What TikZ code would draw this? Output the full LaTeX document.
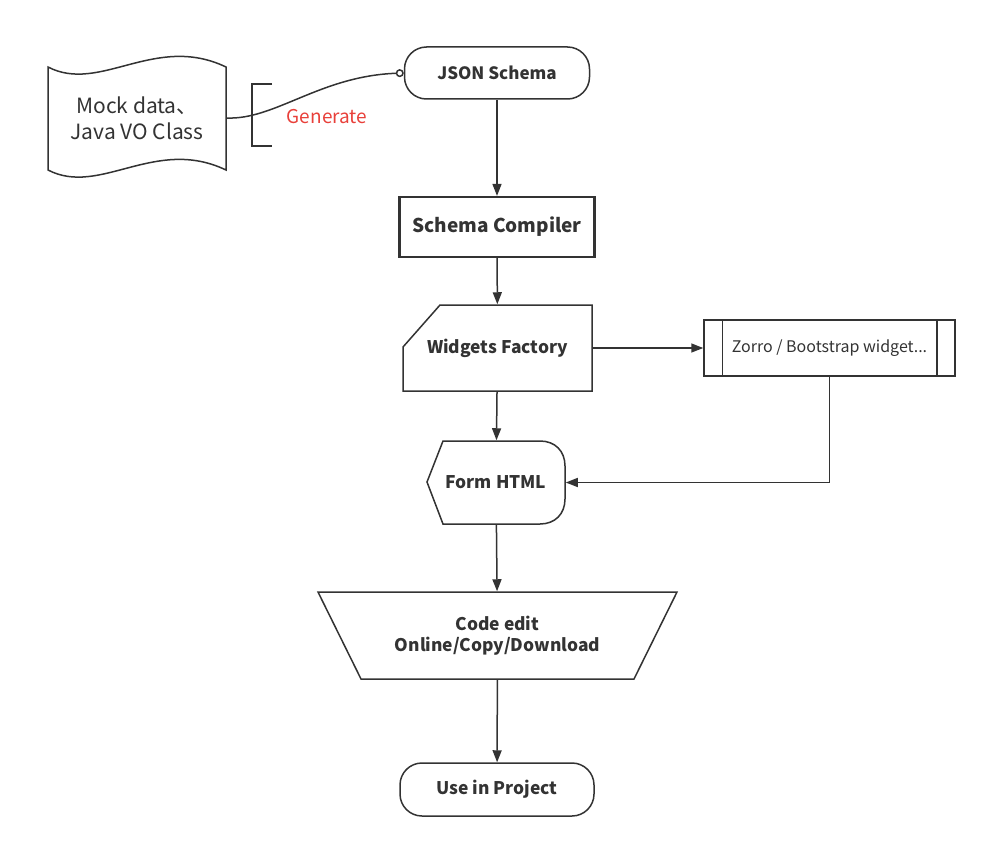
\documentclass[tikz,border=0pt]{standalone}
\usepackage{fontspec}
\setmainfont{Noto Sans CJK SC}
\usetikzlibrary{arrows.meta,calc}
\definecolor{ink}{HTML}{333333}
\definecolor{genred}{HTML}{E8403A}

\begin{document}
\begin{tikzpicture}[x=1pt,y=-1pt,color=ink,line width=1.5pt,
  arr/.style={-{Triangle[length=12pt,width=9pt]}},
  boldtxt/.style={font=\fontsize{17.4}{21}\selectfont\bfseries,inner sep=0pt},
  hidden/.style={inner sep=0pt},
  roundbox/.style={draw,rounded corners=22pt,inner sep=0pt,boldtxt}]
\useasboundingbox (0,0) rectangle (987,848);

% document shape
\draw (48,67) .. controls (100,94) and (155,33) .. (226,67) -- (226,170)
  .. controls (155,136) and (100,197) .. (48,170) -- cycle;
\node[hidden,minimum width=178pt,minimum height=104pt,align=center,
  font=\fontsize{21}{26}\selectfont] (mock) at (137,118) {Mock data、\\Java VO Class};

% bracket and label
\draw (272,84) -- (252,84) -- (252,146) -- (272,146);
\node[text=genred,font=\fontsize{19}{23}\selectfont] (gen) at (327,117) {Generate};

\node[roundbox,font=\fontsize{17}{21}\selectfont\bfseries,minimum width=185pt,minimum height=52pt] (js) at (497,73) {JSON Schema};
\node[draw,line width=2.2pt,boldtxt,font=\fontsize{19}{23}\selectfont\bfseries,minimum width=195pt,minimum height=60pt] (sc) at (497,227) {Schema Compiler};

% manual input
\node[hidden,boldtxt,minimum width=189pt,minimum height=86pt] (wf) at (497.5,348) {Widgets Factory};
\draw (440,305) -- (592,305) -- (592,391) -- (403,391) -- (403,347) -- cycle;

% predefined process
\node[draw,inner sep=0pt,font=\fontsize{16}{20}\selectfont,minimum width=251pt,minimum height=56pt] (zw) at (829.5,348) {Zorro / Bootstrap widget...};
\draw ($(zw.north west)+(19,0)$) -- ($(zw.south west)+(19,0)$);
\draw ($(zw.north east)+(-19,0)$) -- ($(zw.south east)+(-19,0)$);

% display
\node[hidden,boldtxt,minimum width=138pt,minimum height=83pt] (fh) at (496,482.5) {Form HTML};
\draw (427,482) -- (443,441) -- (540,441) .. controls (555,441) and (565,451) .. (565,466)
  -- (565,499) .. controls (565,514) and (555,524) .. (540,524) -- (443,524) -- cycle;

% trapezium
\node[hidden,boldtxt,align=center,minimum width=359pt,minimum height=87pt] (ce) at (497.5,635.5) {Code edit\\Online/Copy/Download};
\draw (318,592) -- (677,592) -- (634,679) -- (361,679) -- cycle;

\node[roundbox,minimum width=194pt,minimum height=53pt] (up) at (497,789.5) {Use in Project};

% connectors
\draw[-{Circle[open,length=8pt,width=8pt,line width=1.5pt]}] (mock.east) .. controls (275,120) and (320,76) .. (js.west);
\draw[arr] (js) -- (sc);
\draw[arr] (sc) -- (wf);
\draw[arr] (wf) -- (fh);
\draw[arr] (wf) -- (zw);
\draw[arr] (zw.south) |- (fh.east);
\draw[arr] (fh) -- (ce);
\draw[arr] (ce) -- (up);
\end{tikzpicture}
\end{document}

----------

* _Exercise details_: Go through the data above and transcribe it in full, omitting any image.

* _Result_:
What TikZ code would draw this? Output the full LaTeX document.
\documentclass[tikz,border=0pt]{standalone}
\usepackage{fontspec}
\setmainfont{Noto Sans CJK SC}
\usetikzlibrary{arrows.meta,calc}
\definecolor{ink}{HTML}{333333}
\definecolor{genred}{HTML}{E8403A}

\begin{document}
\begin{tikzpicture}[x=1pt,y=-1pt,color=ink,line width=1.5pt,
  arr/.style={-{Triangle[length=12pt,width=9pt]}},
  boldtxt/.style={font=\fontsize{17.4}{21}\selectfont\bfseries,inner sep=0pt},
  hidden/.style={inner sep=0pt},
  roundbox/.style={draw,rounded corners=22pt,inner sep=0pt,boldtxt}]
\useasboundingbox (0,0) rectangle (987,848);

% document shape
\draw (48,67) .. controls (100,94) and (155,33) .. (226,67) -- (226,170)
  .. controls (155,136) and (100,197) .. (48,170) -- cycle;
\node[hidden,minimum width=178pt,minimum height=104pt,align=center,
  font=\fontsize{21}{26}\selectfont] (mock) at (137,118) {Mock data、\\Java VO Class};

% bracket and label
\draw (272,84) -- (252,84) -- (252,146) -- (272,146);
\node[text=genred,font=\fontsize{19}{23}\selectfont] (gen) at (327,117) {Generate};

\node[roundbox,font=\fontsize{17}{21}\selectfont\bfseries,minimum width=185pt,minimum height=52pt] (js) at (497,73) {JSON Schema};
\node[draw,line width=2.2pt,boldtxt,font=\fontsize{19}{23}\selectfont\bfseries,minimum width=195pt,minimum height=60pt] (sc) at (497,227) {Schema Compiler};

% manual input
\node[hidden,boldtxt,minimum width=189pt,minimum height=86pt] (wf) at (497.5,348) {Widgets Factory};
\draw (440,305) -- (592,305) -- (592,391) -- (403,391) -- (403,347) -- cycle;

% predefined process
\node[draw,inner sep=0pt,font=\fontsize{16}{20}\selectfont,minimum width=251pt,minimum height=56pt] (zw) at (829.5,348) {Zorro / Bootstrap widget...};
\draw ($(zw.north west)+(19,0)$) -- ($(zw.south west)+(19,0)$);
\draw ($(zw.north east)+(-19,0)$) -- ($(zw.south east)+(-19,0)$);

% display
\node[hidden,boldtxt,minimum width=138pt,minimum height=83pt] (fh) at (496,482.5) {Form HTML};
\draw (427,482) -- (443,441) -- (540,441) .. controls (555,441) and (565,451) .. (565,466)
  -- (565,499) .. controls (565,514) and (555,524) .. (540,524) -- (443,524) -- cycle;

% trapezium
\node[hidden,boldtxt,align=center,minimum width=359pt,minimum height=87pt] (ce) at (497.5,635.5) {Code edit\\Online/Copy/Download};
\draw (318,592) -- (677,592) -- (634,679) -- (361,679) -- cycle;

\node[roundbox,minimum width=194pt,minimum height=53pt] (up) at (497,789.5) {Use in Project};

% connectors
\draw[-{Circle[open,length=8pt,width=8pt,line width=1.5pt]}] (mock.east) .. controls (275,120) and (320,76) .. (js.west);
\draw[arr] (js) -- (sc);
\draw[arr] (sc) -- (wf);
\draw[arr] (wf) -- (fh);
\draw[arr] (wf) -- (zw);
\draw[arr] (zw.south) |- (fh.east);
\draw[arr] (fh) -- (ce);
\draw[arr] (ce) -- (up);
\end{tikzpicture}
\end{document}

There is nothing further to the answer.